● What the task asks: Copy out the listing that follows, exact in every word, and skip the images.

● Recorded data:
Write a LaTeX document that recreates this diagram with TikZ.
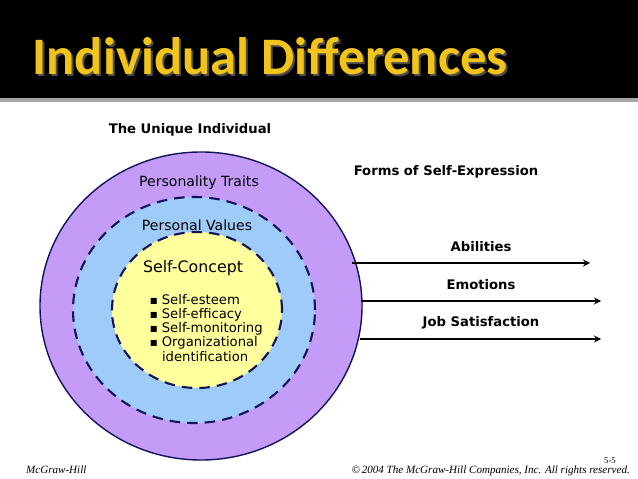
\documentclass[tikz,border=0pt]{standalone}
\usepackage{fontspec}
\setmainfont{DejaVu Sans}
\newfontfamily\titlefont{Carlito}
\newfontfamily\footfont{Liberation Serif}
\usetikzlibrary{positioning}
\usetikzlibrary{shapes.geometric}
\definecolor{titlegold}{HTML}{F2C31A}
\definecolor{ringpurple}{HTML}{C49CF7}
\definecolor{ringblue}{HTML}{9ECBF8}
\definecolor{ringyellow}{HTML}{FFFF9E}
\definecolor{ringline}{HTML}{13135A}
\newcommand{\bul}{\raisebox{0.15ex}{\fontsize{4.5}{5}\selectfont ■}\ }
\tikzset{
  % rings of the individual
  ring/.style={draw=ringline, ellipse, inner sep=0pt},
  dashring/.style={ring, dashed, very thick, dash pattern=on 6pt off 4pt},
  label/.style={font=\fontsize{8}{9}\selectfont},
  boldlabel/.style={font=\fontsize{7.5}{9}\bfseries\selectfont},
  foot/.style={font=\footfont\fontsize{6.3}{7}\itshape\selectfont},
  form/.style={->, >=stealth, thick},
}
\begin{document}
\begin{tikzpicture}[x=0.02cm, y=-0.02cm]
      \useasboundingbox (0,0) rectangle (638,479);
      \fill[black] (0,0) rectangle (638,98);
      \fill[gray!70] (0,98) rectangle (638,102);

      \node[font=\titlefont\fontsize{30}{32}\bfseries\selectfont, text=black!70] at (272,58) {Individual Differences};
      \node[font=\titlefont\fontsize{30}{32}\bfseries\selectfont, text=titlegold] (title) at (270,56) {Individual Differences};

      \node[ring, fill=ringpurple, thick, minimum width=322*0.02cm, minimum height=308*0.02cm] (outer) at (201,306) {};
      \node[dashring, fill=ringblue, minimum width=242*0.02cm, minimum height=226*0.02cm] (middle) at (194,310) {};
      \node[dashring, fill=ringyellow, minimum width=170*0.02cm, minimum height=156*0.02cm] (inner) at (197,310) {};

      \node[boldlabel] (unique) at (190,130) {The Unique Individual};
      \node[label] (traits) at (199,183) {Personality Traits};
      \node[label] (values) at (197,225) {Personal Values};
      \node[label, font=\fontsize{9}{10}\selectfont] (concept) at (193,268) {Self-Concept};
      \node[label, anchor=north west, align=left, font=\fontsize{7.5}{8.1}\selectfont] (list) at (144,288)
        {\bul Self-esteem\\ \bul Self-efficacy\\ \bul Self-monitoring\\ \bul Organizational\\ \hspace{0.9em}identification};

      \node[boldlabel] (forms) at (446,172) {Forms of Self-Expression};
      \coordinate (a1) at (352,263);
      \coordinate (b1) at (590,263);
      \coordinate (a2) at (361,301);
      \coordinate (b2) at (601,301);
      \coordinate (a3) at (360,339);
      \coordinate (b3) at (601,339);
      \draw[form] (a1) -- (b1);
      \draw[form] (a2) -- (b2);
      \draw[form] (a3) -- (b3);
      \node[boldlabel] (abilities) at (481,247) {Abilities};
      \node[boldlabel] (emotions) at (481,285) {Emotions};
      \node[boldlabel] (job) at (481,323) {Job Satisfaction};

      \node[foot, anchor=west] (publisher) at (20,470) {McGraw-Hill};
      \node[foot, anchor=east] (copy) at (636,471) {\textcopyright\,2004 The McGraw-Hill Companies, Inc. All rights reserved.};
      \node[foot, font=\footfont\fontsize{5}{6}\selectfont] (page) at (610,461) {5-5};
\end{tikzpicture}
\end{document}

● Worked answer:
Write a LaTeX document that recreates this diagram with TikZ.
\documentclass[tikz,border=0pt]{standalone}
\usepackage{fontspec}
\setmainfont{DejaVu Sans}
\newfontfamily\titlefont{Carlito}
\newfontfamily\footfont{Liberation Serif}
\usetikzlibrary{positioning}
\usetikzlibrary{shapes.geometric}
\definecolor{titlegold}{HTML}{F2C31A}
\definecolor{ringpurple}{HTML}{C49CF7}
\definecolor{ringblue}{HTML}{9ECBF8}
\definecolor{ringyellow}{HTML}{FFFF9E}
\definecolor{ringline}{HTML}{13135A}
\newcommand{\bul}{\raisebox{0.15ex}{\fontsize{4.5}{5}\selectfont ■}\ }
\tikzset{
  % rings of the individual
  ring/.style={draw=ringline, ellipse, inner sep=0pt},
  dashring/.style={ring, dashed, very thick, dash pattern=on 6pt off 4pt},
  label/.style={font=\fontsize{8}{9}\selectfont},
  boldlabel/.style={font=\fontsize{7.5}{9}\bfseries\selectfont},
  foot/.style={font=\footfont\fontsize{6.3}{7}\itshape\selectfont},
  form/.style={->, >=stealth, thick},
}
\begin{document}
\begin{tikzpicture}[x=0.02cm, y=-0.02cm]
      \useasboundingbox (0,0) rectangle (638,479);
      \fill[black] (0,0) rectangle (638,98);
      \fill[gray!70] (0,98) rectangle (638,102);

      \node[font=\titlefont\fontsize{30}{32}\bfseries\selectfont, text=black!70] at (272,58) {Individual Differences};
      \node[font=\titlefont\fontsize{30}{32}\bfseries\selectfont, text=titlegold] (title) at (270,56) {Individual Differences};

      \node[ring, fill=ringpurple, thick, minimum width=322*0.02cm, minimum height=308*0.02cm] (outer) at (201,306) {};
      \node[dashring, fill=ringblue, minimum width=242*0.02cm, minimum height=226*0.02cm] (middle) at (194,310) {};
      \node[dashring, fill=ringyellow, minimum width=170*0.02cm, minimum height=156*0.02cm] (inner) at (197,310) {};

      \node[boldlabel] (unique) at (190,130) {The Unique Individual};
      \node[label] (traits) at (199,183) {Personality Traits};
      \node[label] (values) at (197,225) {Personal Values};
      \node[label, font=\fontsize{9}{10}\selectfont] (concept) at (193,268) {Self-Concept};
      \node[label, anchor=north west, align=left, font=\fontsize{7.5}{8.1}\selectfont] (list) at (144,288)
        {\bul Self-esteem\\ \bul Self-efficacy\\ \bul Self-monitoring\\ \bul Organizational\\ \hspace{0.9em}identification};

      \node[boldlabel] (forms) at (446,172) {Forms of Self-Expression};
      \coordinate (a1) at (352,263);
      \coordinate (b1) at (590,263);
      \coordinate (a2) at (361,301);
      \coordinate (b2) at (601,301);
      \coordinate (a3) at (360,339);
      \coordinate (b3) at (601,339);
      \draw[form] (a1) -- (b1);
      \draw[form] (a2) -- (b2);
      \draw[form] (a3) -- (b3);
      \node[boldlabel] (abilities) at (481,247) {Abilities};
      \node[boldlabel] (emotions) at (481,285) {Emotions};
      \node[boldlabel] (job) at (481,323) {Job Satisfaction};

      \node[foot, anchor=west] (publisher) at (20,470) {McGraw-Hill};
      \node[foot, anchor=east] (copy) at (636,471) {\textcopyright\,2004 The McGraw-Hill Companies, Inc. All rights reserved.};
      \node[foot, font=\footfont\fontsize{5}{6}\selectfont] (page) at (610,461) {5-5};
\end{tikzpicture}
\end{document}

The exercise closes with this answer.